A skateboard manufacturer introduces a new line of boards. The manufacturer tracks its costs, which is the amount it spends to produce the boards, and its revenue, which is the amount it earns through sales of its boards. How can the company determine if it is making a profit with its new line? How many skateboards must be produced and sold before a profit is possible? In this section, we will consider linear equations with two variables to answer these and similar questions.

Solutions

In order to investigate situations such as that of the skateboard manufacturer, we need to recognize that we are dealing with more than one variable and likely more than one equation. A system of linear equations consists of two or more linear equations made up of two or more variables such that all equations in the system are considered simultaneously. To find the unique solution to a system of linear equations, we must find a numerical value for each variable in the system that will satisfy all equations in the system at the same time. Some linear systems may not have a solution and others may have an infinite number of solutions.

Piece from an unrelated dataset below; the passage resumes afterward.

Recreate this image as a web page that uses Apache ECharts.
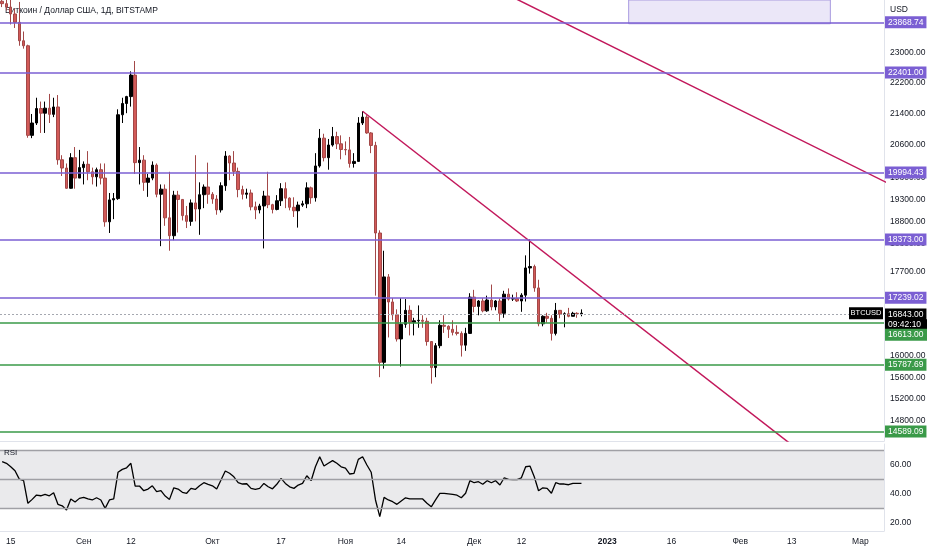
<!DOCTYPE html>
<html>
<head>
<meta charset="utf-8">
<script src="https://cdn.jsdelivr.net/npm/echarts@6.0.0/dist/echarts.min.js"></script>
<style>
  html, body { margin: 0; padding: 0; background: #fff; }
  #main { width: 932px; height: 550px; }
</style>
</head>
<body>
<div id="main"></div>
<script>
// daily candles from 2022-08-13: [open, high, low, close]
var startDay = Date.UTC(2022, 7, 13);
var dayCount = 206;
var candles = [
  [24470,24800,24300,24400],[24400,25000,24200,24300],[24300,25200,23800,24100],[24100,24250,23700,23860],
  [23860,24450,23200,23340],[23340,23600,23120,23200],[23200,23230,20780,20840],[20840,21380,20770,21150],
  [21150,21800,21100,21520],[21520,21700,20900,21400],[21400,21700,20900,21530],[21530,21900,21150,21370],
  [21370,21800,21300,21560],[21560,21870,20120,20240],[20240,20350,19850,20040],[20040,20150,19550,19560],
  [19560,20400,19550,20290],[20290,20550,19550,19800],[19800,20480,19800,20050],
  [20050,20200,19650,20130],[20130,20450,19750,19950],[19950,20050,19650,19830],[19830,20050,19600,20000],
  [20000,20150,19650,19800],[19800,20150,18680,18790],[18790,19450,18540,19290],[19290,19450,18850,19320],
  [19320,21500,19290,21360],[21360,21800,21150,21650],[21650,21850,21400,21830],[21830,22500,21570,22400],
  [22400,22780,19900,20170],[20170,20550,19650,20230],[20230,20350,19500,19700],[19700,19900,19360,19800],
  [19800,20200,19750,20110],[20110,20150,19350,19420],[19420,19650,18250,19540],[19540,19650,18700,18880],
  [18880,19950,18150,18480],[18480,19500,18380,19400],[19400,19500,18550,19300],[19300,19300,18820,18930],
  [18930,19150,18650,18800],[18800,19300,18700,19220],[19220,20350,18800,19080],[19080,19700,18500,19410],
  [19410,19650,19100,19590],[19590,20170,19200,19420],
  [19420,19470,19200,19310],[19310,19400,18950,19060],[19060,19700,19000,19620],[19620,20450,19500,20330],
  [20330,20350,19750,20160],[20160,20450,19850,19960],[19960,20050,19350,19530],[19530,19620,19300,19420],
  [19420,19550,19320,19450],[19450,19530,19050,19130],[19130,19250,18850,19060],[19060,19200,18980,19150],
  [19150,19500,18200,19380],[19380,19950,19100,19180],[19180,19200,18980,19070],[19070,19400,19050,19270],
  [19270,19680,19150,19550],[19550,19700,19100,19330],[19330,19350,19050,19120],[19120,19350,18900,19040],
  [19040,19250,18660,19170],[19170,19270,19130,19200],[19200,19700,19100,19570],[19570,19600,19200,19340],
  [19340,20400,19250,20090],[20090,21000,20050,20770],[20770,20880,20200,20290],[20290,20750,20000,20600],
  [20600,21050,20560,20810],[20810,20930,20500,20630],[20630,20840,20250,20490],
  [20490,20690,20350,20480],[20480,20800,20050,20150],[20150,20400,20050,20200],[20200,21300,20200,21150],
  [21150,21450,21100,21300],[21300,21350,20880,20900],[20900,20920,20400,20590],[20590,20680,17200,18540],
  [18540,18600,15600,15880],[15880,18150,15760,17590],[17590,17650,16360,17070],[17070,17150,16700,16810],
  [16810,16920,16280,16330],[16330,17150,15800,16620],[16620,17130,16550,16900],[16900,17000,16400,16660],
  [16660,16750,16400,16690],[16690,17000,16550,16700],[16700,16800,16550,16680],[16680,16750,16200,16280],
  [16280,16290,15480,15780],[15780,16250,15600,16200],[16200,16700,16150,16600],[16600,16800,16450,16580],
  [16580,16600,16350,16520],[16520,16700,16400,16460],[16460,16600,16400,16440],[16440,16480,15990,16210],
  [16210,16550,16100,16440],[16440,17250,16430,17170],
  [17170,17320,16860,16980],[16980,17110,16800,17090],[17090,17150,16860,16890],[16890,17200,16870,17110],
  [17110,17430,16900,16970],[16970,17110,16900,17090],[17090,17140,16680,16840],[16840,17300,16750,17230],
  [17230,17350,17100,17130],[17130,17220,17090,17140],[17140,17270,17070,17090],[17090,17250,16870,17210],
  [17210,18050,17080,17780],[17780,18400,17660,17810],[17810,17850,17280,17360],[17360,17530,16580,16630],
  [16630,16800,16580,16780],[16780,16850,16650,16740],[16740,16800,16300,16440],[16440,17050,16400,16900],
  [16900,16900,16740,16820],[16820,16860,16560,16830],[16830,16950,16760,16780],[16780,16870,16780,16840],
  [16840,16860,16750,16830],[16830,16920,16780,16843]
];
var rsi = [
  62.3,61.2,58.8,56,50.3,49.2,33.6,36.3,39.3,38.8,39.8,38.8,40.9,32.9,31.9,29,36.6,34.5,37,
  37.7,36.6,35.9,37.4,35.9,30.1,35.9,36.6,55,57,58.1,61.2,45.5,45.5,42.3,43.4,45.7,41.6,42.3,38.6,36.3,
  44.3,43.4,41.2,40.5,43.9,43.2,45.7,47.8,46.7,
  45.7,43.4,49.7,55.9,54.3,51.9,47.8,46.9,47.1,43.9,43.2,43.9,47.3,45,43.6,46.7,50.8,47.3,45,43.9,46.2,
  47.3,52.6,49.2,58.8,65.7,59.3,61.2,63,61.2,58.8,
  57.9,53.8,54.3,63.9,65.7,60,55,35.9,24.4,37.7,35.9,34.7,32.9,35.2,37.4,36.6,36.6,36.6,36.6,33.6,
  31.2,35.9,40.5,40.5,40.1,39.7,39.2,37.4,40.5,49.2,
  47.8,48.5,46.7,49.2,47.8,49.2,46.2,51.2,50.1,49.9,49.9,51.2,58.8,59.3,51.9,42.3,44.3,43.9,40.5,47.8,
  46.9,46.9,46.4,47.3,47.3,47.3
];
var purpleLevels = [23868.74, 22401.00, 19994.43, 18373.00, 17239.02];
var greenLevels = [16613.00, 15787.69, 14589.09];
var lastPrice = 16843.00;
var timer = '09:42:10';
// drawings, x = day index from 2022-08-13
var trend1 = [[118, 24650], [208, 19600]];
var trend2 = [[84, 21450], [187, 14214]];
var boxArea = [[146, 23820], [193, 24600]];
var priceTicks = [23000, 22200, 21400, 20600, 19800, 19300, 18800, 18300, 17700, 17100, 16000, 15600, 15200, 14800];
var priceRange = [14452, 24507];
var rsiTicks = [20, 40, 60];
var rsiBand = [30, 50, 70];
var dateLabels = {
  '2022-08-15': '15', '2022-09-01': 'Сен', '2022-09-12': '12', '2022-10-01': 'Окт',
  '2022-10-17': '17', '2022-11-01': 'Ноя', '2022-11-14': '14', '2022-12-01': 'Дек',
  '2022-12-12': '12', '2023-01-01': '2023', '2023-01-16': '16', '2023-02-01': 'Фев',
  '2023-02-13': '13', '2023-03-01': 'Мар'
};

var dates = [];
for (var i = 0; i < dayCount; i++) {
  dates.push(new Date(startDay + i * 86400000).toISOString().slice(0, 10));
}
var lg = Math.log;
var kdata = candles.map(function (c) { return [lg(c[0]), lg(c[3]), lg(c[2]), lg(c[1])]; });
var font = 'Liberation Sans, Arial, sans-serif';
var txt = '#131722';
var purple = '#7b5fd3';
var green = '#3a9a48';
// level whose axis tag is pushed below the timer box
var shifted = greenLevels[0];

function levelLine(v, color) {
  return {
    yAxis: lg(v),
    lineStyle: { color: color, width: 1.5, type: 'solid' },
    label: {
      show: v !== shifted, position: 'end', distance: 1, formatter: v.toFixed(2),
      color: '#fff', backgroundColor: color, padding: [2, 3, 1, 3], fontSize: 8.5, fontFamily: font
    }
  };
}
var levels = purpleLevels.map(function (v) { return levelLine(v, purple); })
  .concat(greenLevels.map(function (v) { return levelLine(v, green); }));
levels.push({
  yAxis: lg(lastPrice),
  lineStyle: { color: '#a5a8b0', width: 1, type: [2, 2] },
  label: {
    show: true, position: 'end', distance: 1, formatter: lastPrice.toFixed(2),
    color: '#fff', backgroundColor: '#000', padding: [2, 3, 1, 3], fontSize: 8.5, fontFamily: font
  }
});

var myChart = echarts.init(document.getElementById('main'));
var option = {
  animation: false,
  textStyle: { fontFamily: font },
  title: {
    text: 'Биткоин / Доллар США, 1Д, BITSTAMP', left: 5, top: 6, padding: 0, z: 1,
    textStyle: { fontSize: 8.5, fontWeight: 'normal', color: txt, fontFamily: font }
  },
  grid: [
    { left: 0, right: 48, top: 0, height: 441 },
    { left: 0, right: 48, top: 444, height: 87 }
  ],
  xAxis: [
    {
      type: 'category', gridIndex: 0, data: dates, boundaryGap: true,
      axisLabel: { show: false }, axisTick: { show: false },
      axisLine: { lineStyle: { color: '#e0e3eb' } }
    },
    {
      type: 'category', gridIndex: 1, data: dates, boundaryGap: true,
      axisTick: { show: false },
      axisLine: { lineStyle: { color: '#e0e3eb' } },
      axisLabel: {
        color: txt, fontSize: 8.5, margin: 6,
        interval: function (idx, val) { return dateLabels[val] !== undefined; },
        formatter: function (val) {
          var s = dateLabels[val] || '';
          return s === '2023' ? '{b|2023}' : s;
        },
        rich: { b: { fontWeight: 'bold', fontSize: 8.5, color: txt, fontFamily: font } }
      }
    },
    { type: 'value', gridIndex: 0, min: -0.5, max: dayCount - 0.5, show: false }
  ],
  yAxis: [
    {
      type: 'value', gridIndex: 0, position: 'right', scale: true,
      min: lg(priceRange[0]), max: lg(priceRange[1]),
      splitLine: { show: false }, axisTick: { show: false },
      axisLine: { show: true, onZero: false, lineStyle: { color: '#e0e3eb' } },
      axisLabel: {
        customValues: priceTicks.map(lg), color: txt, fontSize: 8.5, margin: 6,
        formatter: function (v) { return Math.exp(v).toFixed(2); }
      }
    },
    {
      type: 'value', gridIndex: 1, position: 'right', min: 14.5, max: 74.5,
      splitLine: { show: false }, axisTick: { show: false },
      axisLine: { show: true, onZero: false, lineStyle: { color: '#e0e3eb' } },
      axisLabel: {
        customValues: rsiTicks, color: txt, fontSize: 8.5, margin: 6,
        formatter: function (v) { return v.toFixed(2); }
      }
    }
  ],
  series: [
    {
      name: 'BTCUSD', type: 'candlestick', xAxisIndex: 0, yAxisIndex: 0,
      data: kdata, barWidth: '70%',
      itemStyle: { color: '#000', borderColor: '#000', color0: '#d25a58', borderColor0: '#a34848', borderWidth: 1 },
      markLine: { silent: true, symbol: 'none', data: levels }
    },
    {
      type: 'line', xAxisIndex: 2, yAxisIndex: 0, clip: true, symbol: 'none',
      data: trend1.map(function (p) { return [p[0], lg(p[1])]; }),
      lineStyle: { color: '#c2185b', width: 1.5 },
      markArea: {
        silent: true,
        itemStyle: { color: 'rgba(123,95,211,0.15)', borderColor: '#a99be0', borderWidth: 1 },
        data: [[{ xAxis: boxArea[0][0], yAxis: lg(boxArea[0][1]) }, { xAxis: boxArea[1][0], yAxis: lg(boxArea[1][1]) }]]
      }
    },
    {
      type: 'line', xAxisIndex: 2, yAxisIndex: 0, clip: true, symbol: 'none',
      data: trend2.map(function (p) { return [p[0], lg(p[1])]; }),
      lineStyle: { color: '#c2185b', width: 1.5 }
    },
    {
      name: 'RSI', type: 'line', xAxisIndex: 1, yAxisIndex: 1, symbol: 'none',
      data: rsi, lineStyle: { color: '#000', width: 1.3 },
      markArea: {
        silent: true, itemStyle: { color: '#eaeaec' },
        data: [[{ yAxis: rsiBand[0] }, { yAxis: rsiBand[2] }]]
      },
      markLine: {
        silent: true, symbol: 'none', label: { show: false },
        lineStyle: { color: '#a0a0a5', width: 1.3, type: 'solid' },
        data: rsiBand.map(function (v) { return { yAxis: v }; })
      }
    }
  ]
};
myChart.setOption(option);

// tags pinned to the last price and to the shifted level
var py = myChart.convertToPixel({ yAxisIndex: 0 }, lg(lastPrice));
var gy = myChart.convertToPixel({ yAxisIndex: 0 }, lg(shifted));
var tagFont = '8.5px ' + font;
myChart.setOption({
  graphic: [
    { type: 'text', left: 890, top: 5, z: 100, style: { text: 'USD', fill: txt, font: tagFont } },
    { type: 'text', left: 4, top: 449, z: 100, style: { text: 'RSI', fill: txt, font: '8px ' + font } },
    { type: 'rect', z: 100, shape: { x: 849, y: py - 6, width: 34, height: 12 }, style: { fill: '#000' } },
    { type: 'text', z: 101, x: 866, y: py, style: { text: 'BTCUSD', fill: '#fff', font: '7.5px ' + font, align: 'center', verticalAlign: 'middle' } },
    { type: 'rect', z: 100, shape: { x: 885, y: py + 6, width: 42, height: 11 }, style: { fill: '#000' } },
    { type: 'text', z: 101, x: 888, y: py + 11.5, style: { text: timer, fill: '#fff', font: tagFont, verticalAlign: 'middle' } },
    { type: 'rect', z: 100, shape: { x: 885, y: gy + 4, width: 42, height: 12 }, style: { fill: green } },
    { type: 'text', z: 101, x: 888, y: gy + 10.5, style: { text: shifted.toFixed(2), fill: '#fff', font: tagFont, verticalAlign: 'middle' } }
  ]
});
window.onresize = myChart.resize;
</script>
</body>
</html>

In order for a linear system to have a unique solution, there must be at least as many equations as there are variables. Even so, this does not guarantee a unique solution.

In this section, we will look at systems of linear equations in two variables, which consist of two linear equations that contain two variables. For example, consider the following system of linear equations in two variables.

[latex]\begin{array}{c}2x+y=\text{ }15\\ 3x-y=\text{ }5\end{array}[/latex]

The solution to a system of linear equations in two variables is any ordered pair that satisfies each equation independently. In this example, the ordered pair (4, 7) is the solution to the system of linear equations. We can verify the solution by substituting the values into each equation to see if the ordered pair satisfies both equations. Shortly we will investigate methods of finding such a solution if it exists.

[latex]\begin{array}{l}2\left(4\right)+\left(7\right)=15\text{ }\text{True}\hfill \\ 3\left(4\right)-\left(7\right)=5\text{ }\text{True}\hfill \end{array}[/latex]

A system of two linear equations can have one solution, an infinite number of solutions, or no solution. To see this visually, consider that each of the linear equations can be represented by a line, and there is only three possibilities with two lines:

Figure 1. Lines cross in a single point

Figure 2. Lines are parallel

Figure 3. Lines are coinciding

For a system of equations to have a unique solution, they must cross at a single point. Parallel lines never cross, so the system has no solution. Coinciding lines lie on top of one another so cross at all points on the line resulting in infinite solutions.

Systems of equations can be classified by the number of solutions. A consistent system of equations has at least one solution. A consistent system is considered to be an independent system if it has a single solution. This means that the two lines have different slopes and intersect at one point in the plane.

A consistent system is considered to be a dependent system if the equations have the same slope and the same
y-intercept. In other words, the lines coincide so the equations represent the same line. Every point on the line represents a coordinate pair that satisfies the system. Thus, there are an infinite number of solutions. lying on the line.

Another type of system of linear equations is an inconsistent system, which is one in which the equations represent two parallel lines. The lines have the same slope and different y-intercepts. There are no points common to both lines; hence, there is no solution to the system.

 Types of Linear Systems

There are three types of systems of linear equations in two variables, and three types of solutions.

• An independent system has exactly one solution pair [latex]\left(x,y\right)[/latex]. The point where the two lines intersect is the only solution.
• An inconsistent system has no solution. Notice that the two lines are parallel and will never intersect.
• A dependent system has infinitely many solutions. The lines are coinciding. They are the same line, so every coordinate pair on the line is a solution to both equations.

Below is a comparison of graphical representations of each type of system.

Example

Determine whether the ordered pair [latex]\left(5,1\right)[/latex] is a solution to the given system of equations.

[latex]\begin{array}{l}x+3y=8\hfill \\ 2x - 9=y\hfill \end{array}[/latex]

Solution

Substitute the ordered pair [latex]\left(5,1\right)[/latex] into both equations.

[latex]\begin{array}{ll}\left(5\right)+3\left(1\right)=8\hfill & \hfill \\ \text{ }8=8\hfill & \text{True}\hfill \\ 2\left(5\right)-9=\left(1\right)\hfill & \hfill \\ \text{ }\text{1=1}\hfill & \text{True}\hfill \end{array}[/latex]

The ordered pair [latex]\left(5,1\right)[/latex] satisfies both equations, so it is the solution to the system.

Analysis of the Solution

We can see the solution clearly by plotting the graph of each equation. Since the solution is an ordered pair that satisfies both equations, it is a point on both of the lines and thus the point of intersection of the two lines.